Rows from a dataset of charts and code:

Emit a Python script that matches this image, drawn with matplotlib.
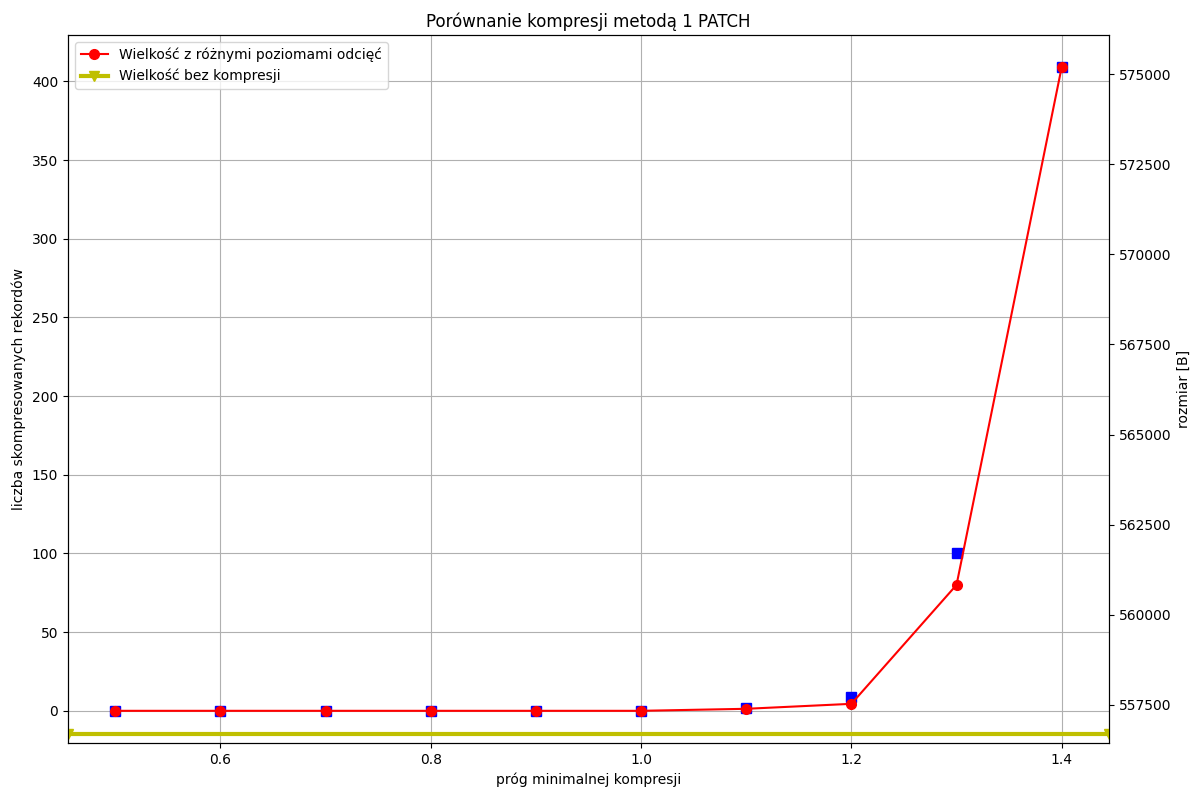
import matplotlib
matplotlib.use("Agg")
import matplotlib.pyplot as plt

progi = [0.5, 0.6, 0.7, 0.8, 0.9, 1.0, 1.1, 1.2, 1.3, 1.4]
liczba_rekordow = [0, 0, 0, 0, 0, 0, 2, 9, 100, 409]
rozmiar = [557334, 557334, 557334, 557334, 557334, 557334, 557390, 557528, 560828, 575194]
rozmiar_bez_kompresji = 556696

fig = plt.figure(figsize=(11.92, 7.89), dpi=100)
ax1 = fig.add_axes([68/1192, 1-743/789, (1109-68)/1192, (743-35)/789])
ax1.plot(progi, liczba_rekordow, 'bs', markersize=7)
ax1.set_xlabel('próg minimalnej kompresji')
ax1.set_ylabel('liczba skompresowanych rekordów')
ax1.grid(True)
ax1.set_title('Porównanie kompresji metodą 1 PATCH', fontsize=12)

ax2 = ax1.twinx()
ax2.plot(progi, rozmiar, 'r-o', markersize=7, label='Wielkość z różnymi poziomami odcięć')
ax2.axhline(rozmiar_bez_kompresji, color='y', marker='v', linewidth=3, markersize=7,
            label='Wielkość bez kompresji')
ax2.set_ylabel('rozmiar [B]')
ax2.set_ylim(556441, 576087)
ax1.set_ylim(-20.45, 429.45)
ax1.set_xlim(0.455, 1.445)
ax2.legend(loc='upper left')

fig.savefig('out.png', dpi=100)
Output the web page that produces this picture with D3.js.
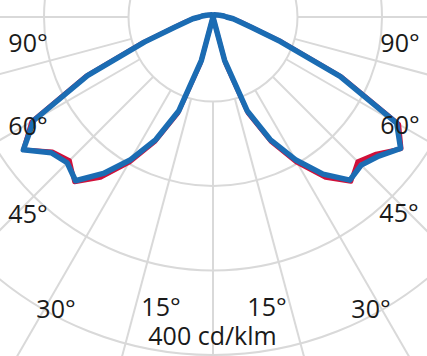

> _WHAT IS BEING ASKED_:
Reproduce only the lines running from the beginning of the entries above to the line holding "import matplotlib.pyplot as plt", inclusive. Pictures stay out of the copy.

> _ANSWER TO THE TASK_:
Emit a Python script that matches this image, drawn with matplotlib.
import matplotlib
matplotlib.use("Agg")
import matplotlib.pyplot as plt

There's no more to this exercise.